Markle has requested that the town annex the parcel under C-1 Core Commercial District, which would, in part, reduce the maximum square footage allowed from 8,000 to 2,500 sf.; or under a Developing Resource District, which permits by right the existing uses of the land at time of annexation -- in this case, agricultural uses.
Markle also requested a moratorium on formula businesses until the ordinance is approved. "Time is of the essence," he said.
While neither the 1996 comprehensive plan nor the Highway 133 plan -- an intergovernmental agreement with Delta County -- are embedded in town code, "Growth is an issue the town has visited for a long time," said mayor Charles Stewart. From 2006-2016, the closing of local coalmines and the downward trend in the economy caused people to move away. Now, said Stewart, things are improving. "We want to protect that."
The questions, he said, is whether the documents currently in place are enforceable. If they are, he asked, "Do they adequately address growth in the area and resolve issues."
Other issues were raised during the hour-long discussion, including water and sewer, pushing the ordinance through too quickly and creating unforeseen problems, and what would happen if the parcel wasn't annexed and Delta County was in control.
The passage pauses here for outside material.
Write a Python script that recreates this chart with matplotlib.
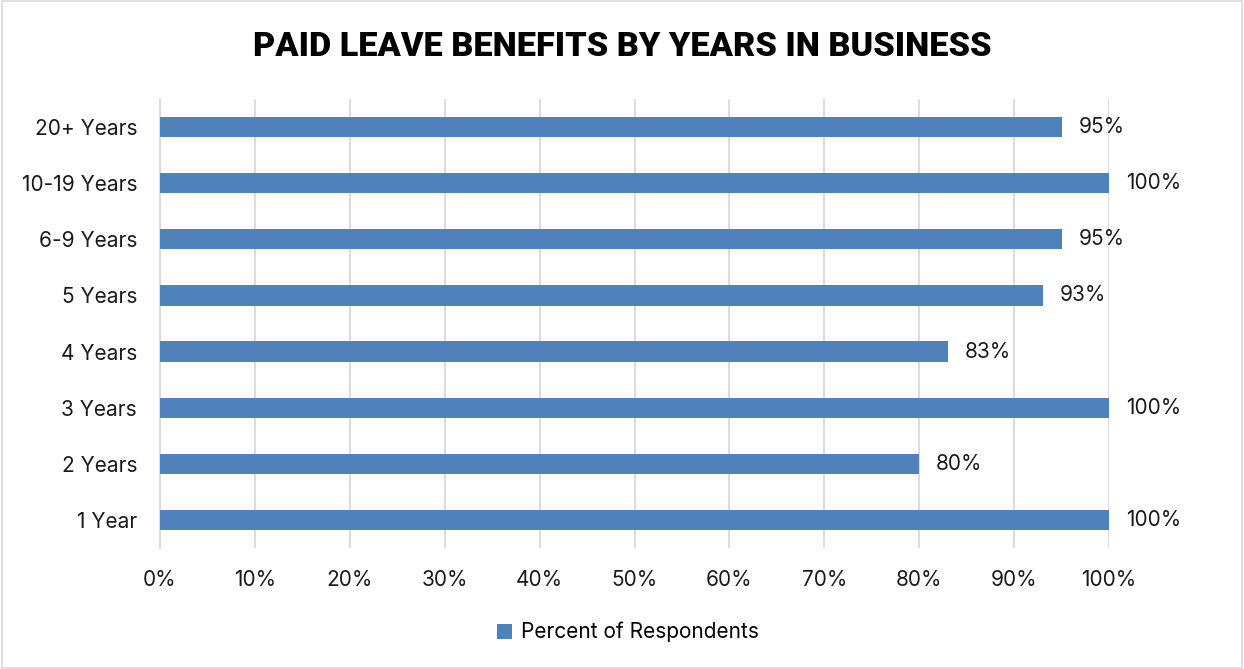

Markle said he believes language in the 133 Corridor Plan does address formula businesses. "I think it still rings true," he said. "Nobody wanted this then and nobody wants it now."
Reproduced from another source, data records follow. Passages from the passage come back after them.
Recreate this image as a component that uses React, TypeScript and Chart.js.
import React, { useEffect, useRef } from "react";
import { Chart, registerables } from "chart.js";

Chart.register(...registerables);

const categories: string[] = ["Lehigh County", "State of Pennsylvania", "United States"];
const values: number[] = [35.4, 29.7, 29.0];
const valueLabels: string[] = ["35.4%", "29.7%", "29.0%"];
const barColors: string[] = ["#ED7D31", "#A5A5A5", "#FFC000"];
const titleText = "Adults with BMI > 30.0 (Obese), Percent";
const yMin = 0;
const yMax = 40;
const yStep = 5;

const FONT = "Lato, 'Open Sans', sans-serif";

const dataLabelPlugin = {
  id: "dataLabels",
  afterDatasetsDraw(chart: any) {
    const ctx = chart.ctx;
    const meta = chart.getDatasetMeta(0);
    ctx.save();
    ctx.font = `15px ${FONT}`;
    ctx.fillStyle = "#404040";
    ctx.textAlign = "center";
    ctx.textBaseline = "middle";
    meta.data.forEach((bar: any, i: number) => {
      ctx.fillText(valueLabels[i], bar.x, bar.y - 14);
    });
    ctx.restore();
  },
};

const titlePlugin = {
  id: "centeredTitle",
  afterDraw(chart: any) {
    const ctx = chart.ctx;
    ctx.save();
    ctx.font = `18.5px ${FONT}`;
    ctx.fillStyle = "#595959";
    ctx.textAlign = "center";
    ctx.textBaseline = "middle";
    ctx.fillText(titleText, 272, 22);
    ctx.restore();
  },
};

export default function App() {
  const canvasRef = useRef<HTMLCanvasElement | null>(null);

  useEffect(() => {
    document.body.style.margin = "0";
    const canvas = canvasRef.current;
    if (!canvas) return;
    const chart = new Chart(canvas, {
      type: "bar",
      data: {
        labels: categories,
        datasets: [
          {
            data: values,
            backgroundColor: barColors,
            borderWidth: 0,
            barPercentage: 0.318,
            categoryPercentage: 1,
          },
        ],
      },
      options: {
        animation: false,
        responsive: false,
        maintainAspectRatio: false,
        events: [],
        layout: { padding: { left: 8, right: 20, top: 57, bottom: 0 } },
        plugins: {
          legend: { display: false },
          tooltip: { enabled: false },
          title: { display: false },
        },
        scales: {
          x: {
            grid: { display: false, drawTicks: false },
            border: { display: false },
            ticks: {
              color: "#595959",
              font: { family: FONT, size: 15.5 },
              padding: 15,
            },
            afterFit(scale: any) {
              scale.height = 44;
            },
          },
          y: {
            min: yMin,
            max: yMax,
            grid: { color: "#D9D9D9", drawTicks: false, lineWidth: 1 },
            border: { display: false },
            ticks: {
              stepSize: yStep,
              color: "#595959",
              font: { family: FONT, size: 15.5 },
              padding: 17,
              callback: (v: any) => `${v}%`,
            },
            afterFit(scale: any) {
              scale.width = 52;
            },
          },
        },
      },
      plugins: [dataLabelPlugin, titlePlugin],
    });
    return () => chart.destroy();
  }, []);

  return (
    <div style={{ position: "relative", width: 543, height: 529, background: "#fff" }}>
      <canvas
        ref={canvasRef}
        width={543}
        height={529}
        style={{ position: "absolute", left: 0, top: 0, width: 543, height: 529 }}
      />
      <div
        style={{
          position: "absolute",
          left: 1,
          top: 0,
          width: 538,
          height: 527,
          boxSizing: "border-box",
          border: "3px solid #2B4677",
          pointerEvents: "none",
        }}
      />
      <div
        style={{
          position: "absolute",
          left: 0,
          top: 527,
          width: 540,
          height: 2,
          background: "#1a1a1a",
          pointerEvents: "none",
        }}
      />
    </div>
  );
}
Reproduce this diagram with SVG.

Markle said he understands "this a huge complicated matter. That's why I requested a moratorium."
Knight lauded Markle for his plan, saying it would create regulations on formula businesses that would allow for better enforcement than what he's seen in his 26 years of municipal work. He urged everyone to read the Highway 133 agreement, specifically the section addressing the Master Plan vision. Paradoxically, it addresses preservation of Paonia's downtown core, and suggests commercial and industrial development; it guarantees private property rights, and protection of agriculture.
The draft emergency ordinance will come before the board at the regular July 23 meeting. If it meets the requirements for an emergency ordinance in that it protects the health, safety and general welfare of citizens, the board will hold a special meeting to conduct a public hearing and vote on the ordinance. That meeting is tentatively set for Aug. 1. If adopted, the ordinance would go into effect immediately.
Markle said he didn't know what to expect from the board, "But I didn't expect them to be so confident in their direction. I'm very proud of them for what they did."